During the first round of the experiment, the students pumped up the bottles enhancing the pressure inside. During our discussion before the experiment, the students assumed correctly that the bottles would warm due to the enhanced pressure under a constant volume. By putting their hands around the bottles, it was possible for the students to feel that indeed the air inside the bottles was warming. When opening the valve slowly the opposite effect could be noticed and the bottles cooled very quickly. While the temperature change is small, it turned out to be quite fascinating and memorable for the students to see and feel the ideal gas law, they learned about earlier in class, in real life action.
During the second round of the experiment, the pumping up of the bottles was repeated, but this time with a small amount of water in the bottles. Since warm air can take up more water vapor than cold air, some of the water in the bottle was evaporated during the increase of pressure and temperature. While we discussed this effect during the experiment, it was, of course, not possible to observe the formation of the invisible water vapor. The next step of the experiment, the opening of the valve and the accompanying cooling of air, can theoretically lead to the condensation of the above discussed water vapor back to water. However, to the surprise of the students, no condensing little water droplets could be seen in the bottles.

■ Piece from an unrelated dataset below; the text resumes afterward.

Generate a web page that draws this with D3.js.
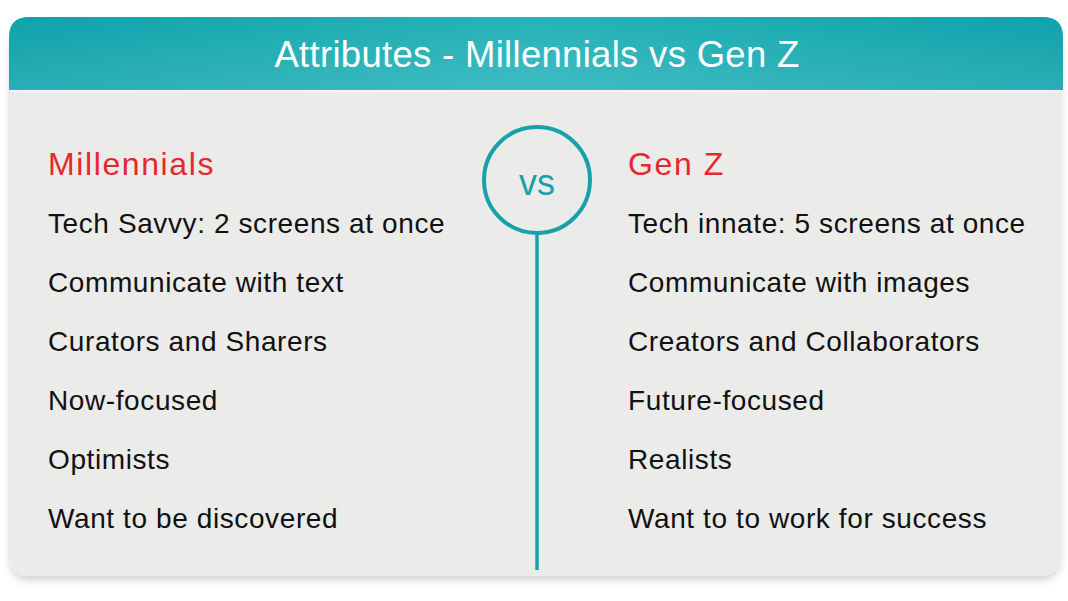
<!DOCTYPE html>
<html><head><meta charset="utf-8">
<script src="https://cdn.jsdelivr.net/npm/d3@7"></script>
<style>html,body{margin:0;padding:0;background:#fff;}svg{display:block;}</style>
</head><body>
<svg id="c" width="1068" height="601"></svg>
<script>
const title = "Attributes - Millennials vs Gen Z";
const groups = ["Millennials", "Gen Z"];
const millennials = ["Tech Savvy: 2 screens at once","Communicate with text","Curators and Sharers","Now-focused","Optimists","Want to be discovered"];
const genZ = ["Tech innate: 5 screens at once","Communicate with images","Creators and Collaborators","Future-focused","Realists","Want to to work for success"];
const vsLabel = "vs";

const svg = d3.select("#c");
const font = "'Liberation Sans', Arial, Helvetica, sans-serif";
const defs = svg.append("defs");
const g1 = defs.append("linearGradient").attr("id","hdr").attr("x1",0).attr("x2",1).attr("y1",0).attr("y2",0);
g1.append("stop").attr("offset","0%").attr("stop-color","#0ea2ab");
g1.append("stop").attr("offset","50%").attr("stop-color","#26b3b9");
g1.append("stop").attr("offset","100%").attr("stop-color","#0ea2ab");
const g2 = defs.append("linearGradient").attr("id","hdrv").attr("x1",0).attr("x2",0).attr("y1",0).attr("y2",1);
g2.append("stop").attr("offset","0%").attr("stop-color","#ffffff").attr("stop-opacity",0);
g2.append("stop").attr("offset","100%").attr("stop-color","#ffffff").attr("stop-opacity",0.12);
const f = defs.append("filter").attr("id","sh").attr("x","-5%").attr("y","-5%").attr("width","110%").attr("height","115%");
f.append("feDropShadow").attr("dx",0).attr("dy",4).attr("stdDeviation",4).attr("flood-color","#000").attr("flood-opacity",0.18);

// body card
svg.append("rect").attr("x",10).attr("y",30).attr("width",1050).attr("height",546).attr("rx",18)
  .attr("fill","#ebebe9").attr("filter","url(#sh)");
// header
const hdrPath = "M9,90 L9,37 Q9,17 29,17 L1043,17 Q1063,17 1063,37 L1063,90 Z";
svg.append("path").attr("d",hdrPath).attr("fill","url(#hdr)");
svg.append("path").attr("d",hdrPath).attr("fill","url(#hdrv)");
svg.append("rect").attr("x",10).attr("y",90).attr("width",1050).attr("height",2).attr("fill","#f4f4f3");

svg.append("text").attr("x",537).attr("y",67).attr("text-anchor","middle")
  .attr("font-family",font).attr("font-size",36.5).attr("letter-spacing",0.3).attr("fill","#fff").text(title);

// divider
const teal = "#17a2ab";
svg.append("line").attr("x1",537).attr("x2",537).attr("y1",233).attr("y2",570).attr("stroke",teal).attr("stroke-width",3.5);
svg.append("circle").attr("cx",537).attr("cy",180).attr("r",53).attr("fill","none").attr("stroke",teal).attr("stroke-width",4);
svg.append("text").attr("x",537).attr("y",195).attr("text-anchor","middle")
  .attr("font-family",font).attr("font-size",36).attr("fill",teal).text(vsLabel);

const y = d3.scalePoint().domain(d3.range(millennials.length)).range([233,528]);
const cols = [{name:groups[0], items:millennials, x:48},{name:groups[1], items:genZ, x:628}];
const col = svg.selectAll("g.col").data(cols).join("g").attr("class","col");
col.append("text").attr("x",d=>d.x).attr("y",175).attr("font-family",font).attr("font-size",32)
  .attr("letter-spacing",1.6).attr("fill","#e8262e").text(d=>d.name);
col.selectAll("text.item").data(d=>d.items.map((t,i)=>({t,i,x:d.x}))).join("text").attr("class","item")
  .attr("x",d=>d.x).attr("y",d=>y(d.i)).attr("font-family",font).attr("font-size",28)
  .attr("letter-spacing",0.6).attr("fill","#111").text(d=>d.t);
</script>
</body></html>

In order to lift the mystery, we carried out the third part of the experiment. With the bottle open, we lit a match and a moment later threw the blown out, smoking match into the bottle. Now the bottle needs be closed quickly before the same action (pumping of bottles and opening of valve) can be repeated. Only in this last round of the experiment, the expected water droplets became visible while the air was cooling. The reason is that small condensation nuclei are necessary for water vapor to condense and form water droplets. The experiment demonstrates this effect quite nicely in the bottle, but it also holds on large scales for the formation of atmospheric clouds.
The ‘Cloud in a bottle’ experiment is a perfect class room exercise, as it leads the students within 30 min from the basic, physical principles of the ideal gas law to one of the big climate effects, the aerosol – cloud interaction.